Well then. I've asked this before, but can anyone explain what we currently think we know about the whole silence/falling/big bang/ death of the doctor mess?
Anyone else thinking that the fact Gallifrey has been saved will tie into a regeneration limit plot line with Capaldi? He goes out searching for a way to access Gallifrey, and eventually finds it getting gifted more regenerations as a reward.
I imagine he already dealt with it and the Doctor only needs to figure it out. The Sisters of Karn improved upon the Gallifreyan technology and they have always been the keepers of the flame of eternal life. I suspect the elixer 8 drank ended the "limit" and he won't know it until he regenerates when he expects to die.
The special effects in this episode were top-notch. Those 3D paintings were freaky, even on my non-3D television!
from a storytelling point of view, it is much more dramatic to think that next time he accepts death he THINKS it's THE end...THEN explain why it wasn't afterwards.
Just watched it for the second time in less than 24 hours. What an absolutely brilliant tribute to Doctor Who. It makes up in spades for what has been an otherwise inconsistent and lacklustre past two seasons.
This is where I watched it: http://www.digitalspy.com/british-t...r-davison-in-fiveish-doctors-rebootwatch.html
Nope, it's the same clip on a different site. Still loads like molasses to the point of unwatchable. Worse than my 33k dialup days.
Several Doctors playing off of each other, scary-looking monsters, reflections on what it means to be the Doctor, and a big game-changing plot. What more do you want? I think they pulled it off pretty well.
That was quite OK. Not as good as the megahype made me believe but hey, isn't that always the case. Galifrey (sp?) still being there, though... doesn't that kind of open a can of worms? I'm not down with 50 years of canon but the Galifreyans have always been kinda dicks when they appeared.
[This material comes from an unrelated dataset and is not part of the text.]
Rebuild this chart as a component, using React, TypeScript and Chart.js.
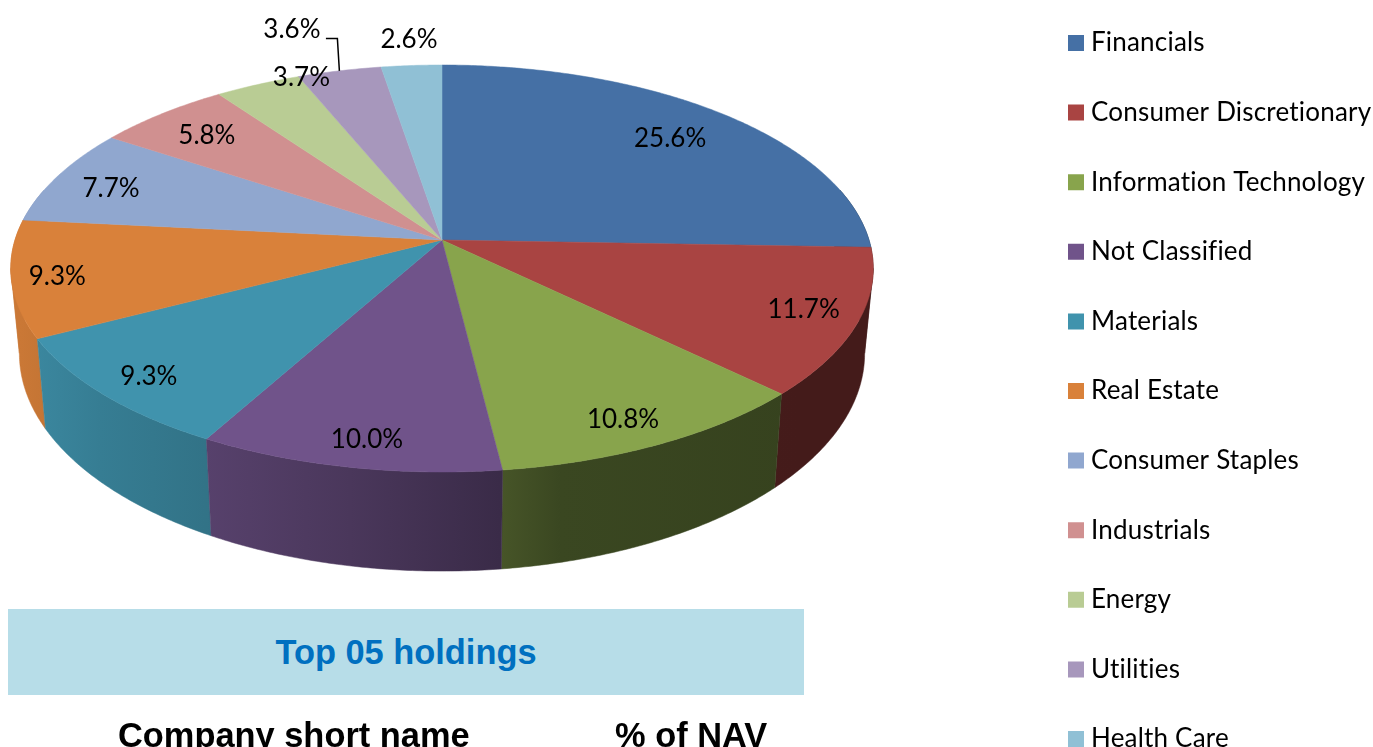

*Concentrates really hard, and reconstructs the 60 30-second long hiccups into the whole film inside my head* Yeah, this.
Apart from Paul McGann being the eighth Doctor it's pretty safe to ignore anything from the 1996 movie. I actually think the "Imagine the Americans with time travel! Have you seen their movies?" line was a jab at it.
Yep, it's the Forbin Paradox, spends every waking moment waxing nostalgic for the fictionalized future of his youth, oblivious to the amazing things at his fingertips.